I contained post-hike depression, but the yearning to complete the trail or undertake another long-distance hike is never far from my thoughts. I walk my dog on tame suburban paths. He’ll never venture with me into the deep wilderness. Into the abyss where fighting to survive awakens the senses. Its meaning is something I’m still discovering. 

I still love hiking gear and I follow the PCT Facebook Groups to see how the next year’s PCT thru-hikers are managing. My heart goes out to the many PCT Classes who have put their hikes on hold because of the COVID-19 pandemic.

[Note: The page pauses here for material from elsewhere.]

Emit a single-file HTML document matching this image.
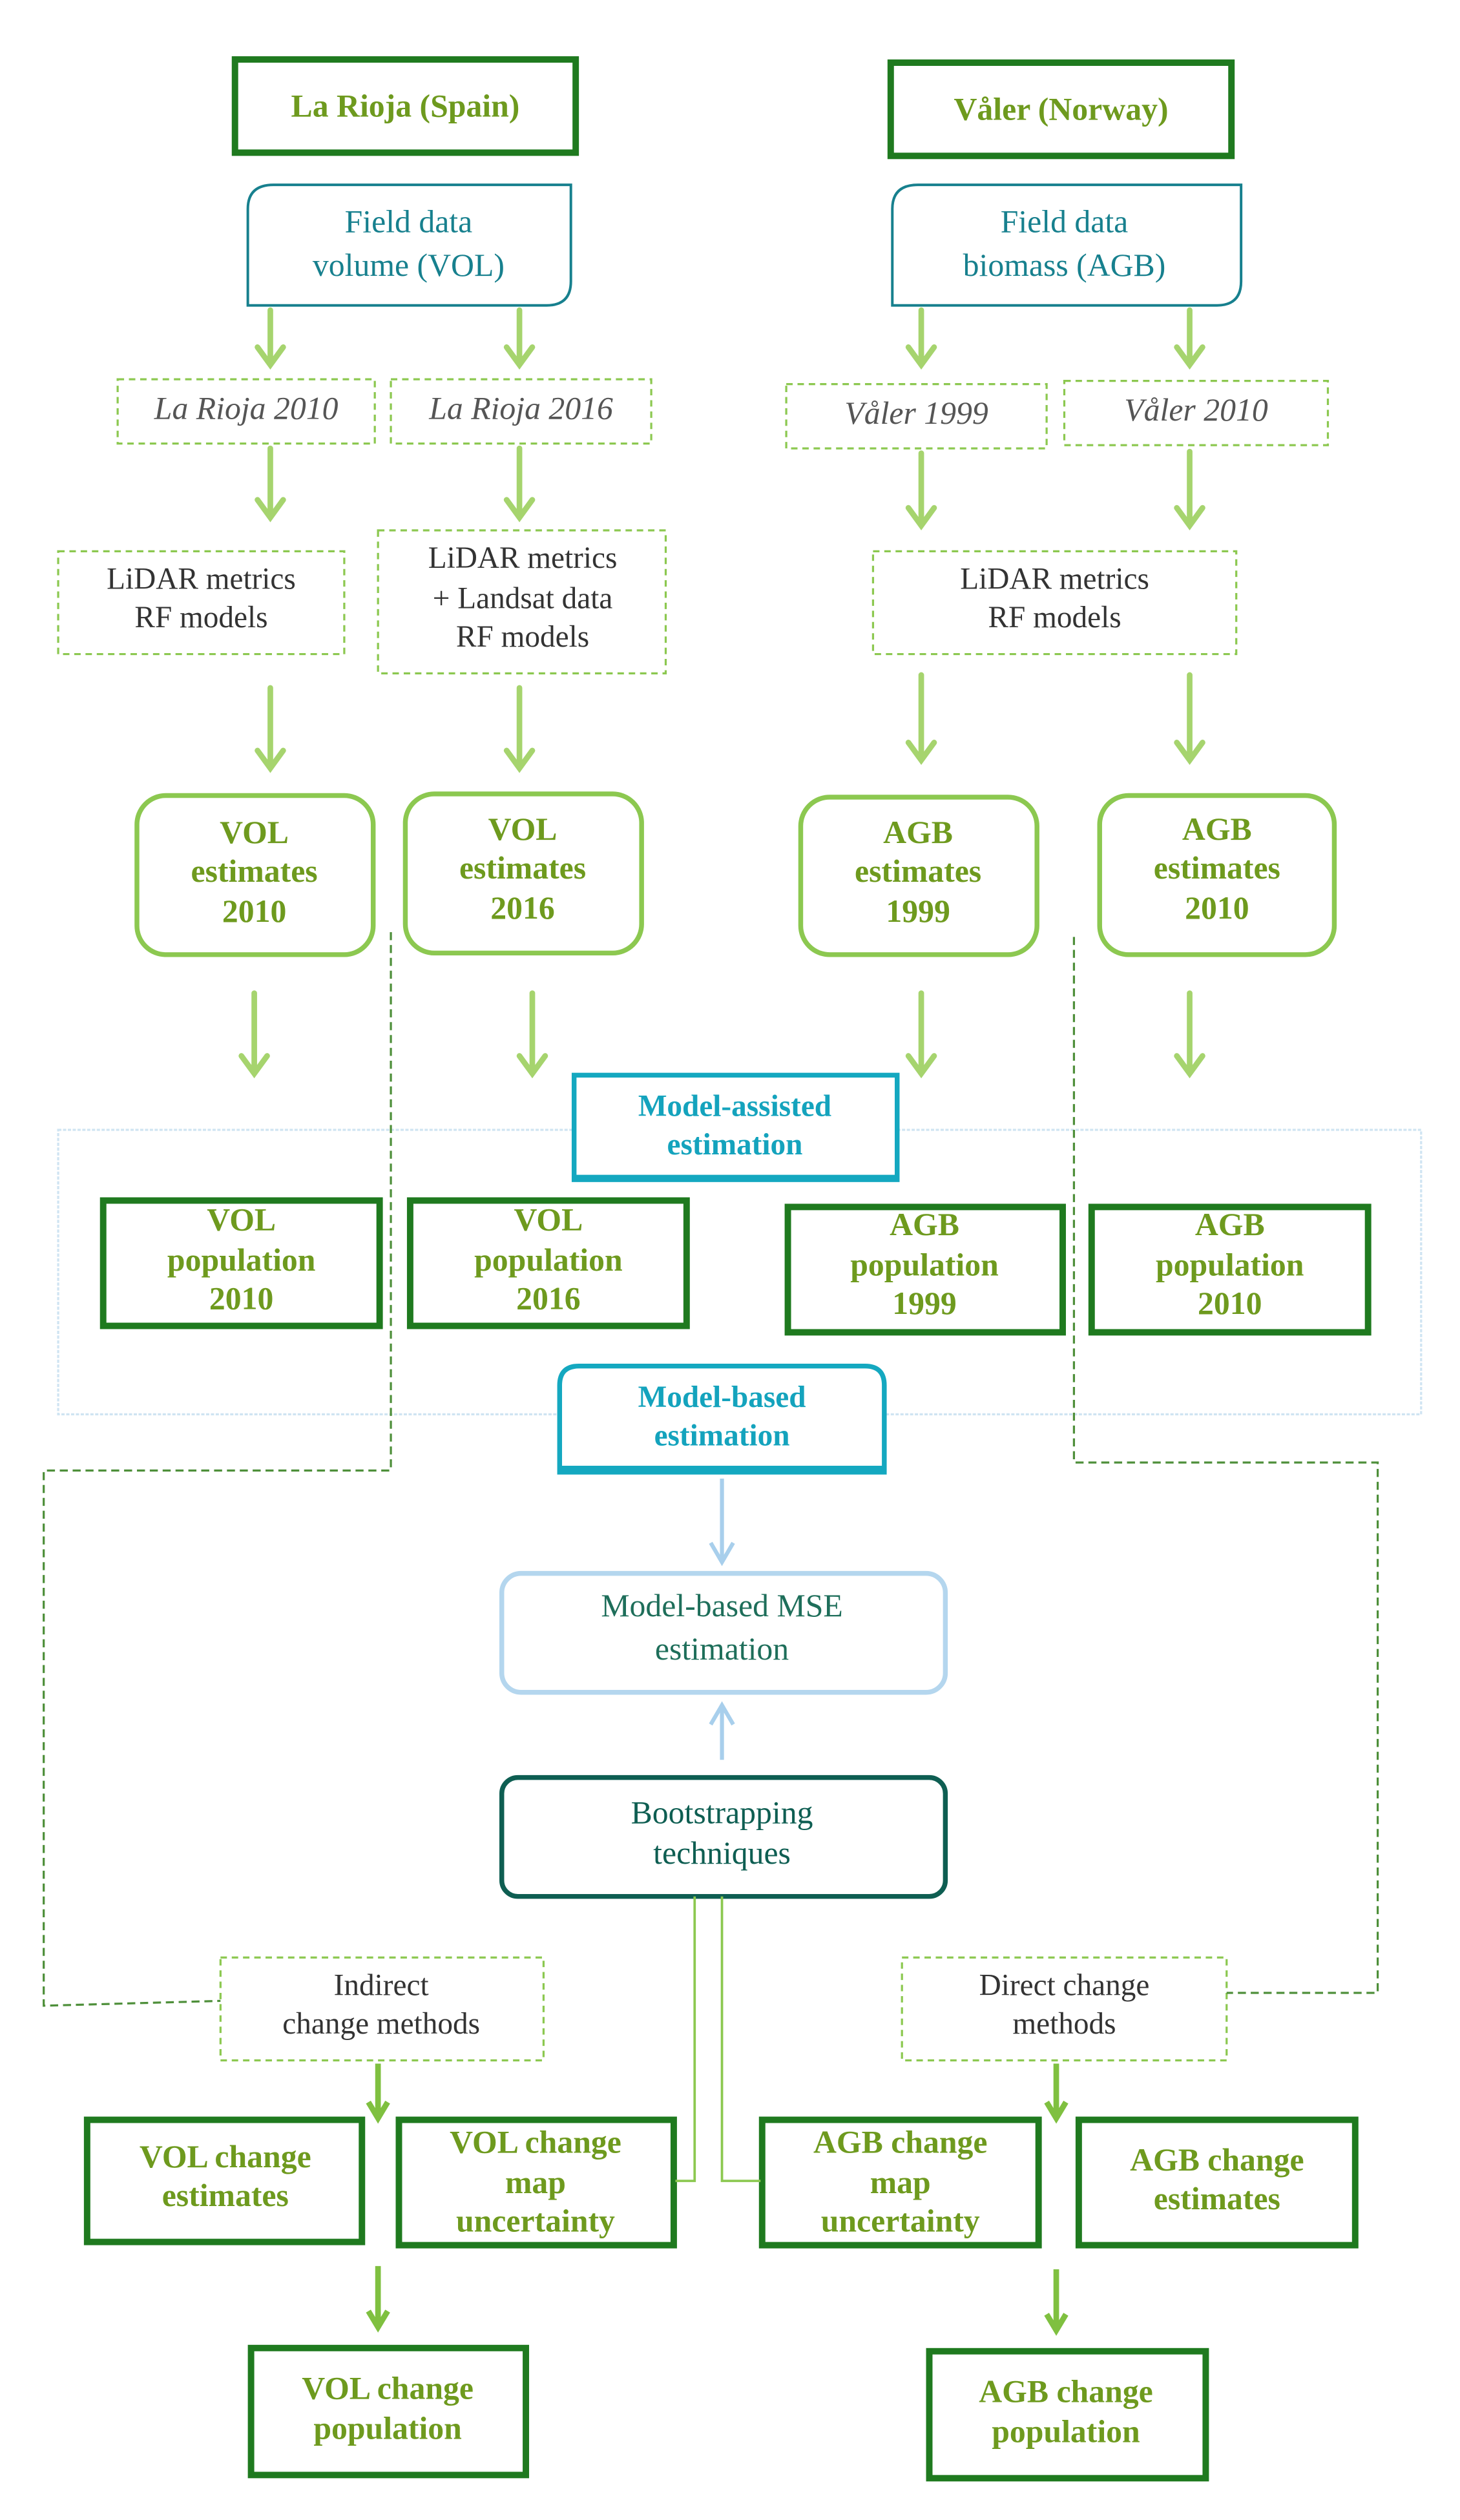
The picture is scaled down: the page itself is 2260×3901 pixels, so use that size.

And why did I quote Kakuzõ Okakura’s, The Book of Tea, only? I couldn’t think of a better philosopher to describe the essence of each chapter. His quotations are also a fitting tribute to Rebecca Corbett, my No. 1 Trail Angel, whose fervour for the perfect cuppa even exceeds mine. Her study of the Japanese tea-making ceremony is far worthier of recognition than my ability to walk a few thousand miles. It’s my way of thanking Rebecca for making my PCT hike a reality. As simple as that. I pay my respects to a connoisseur of this delightful beverage. Served hot, of course.

I hope my PCT journey inspires you to hit the trail in the ensuing years, embrace nature, and discover the kindness and generosity of humankind. Give yourself permission to pursue your wildest dreams. Age and health issues are no barrier. The time has come. Go out there and live your life. The possibilities are infinite.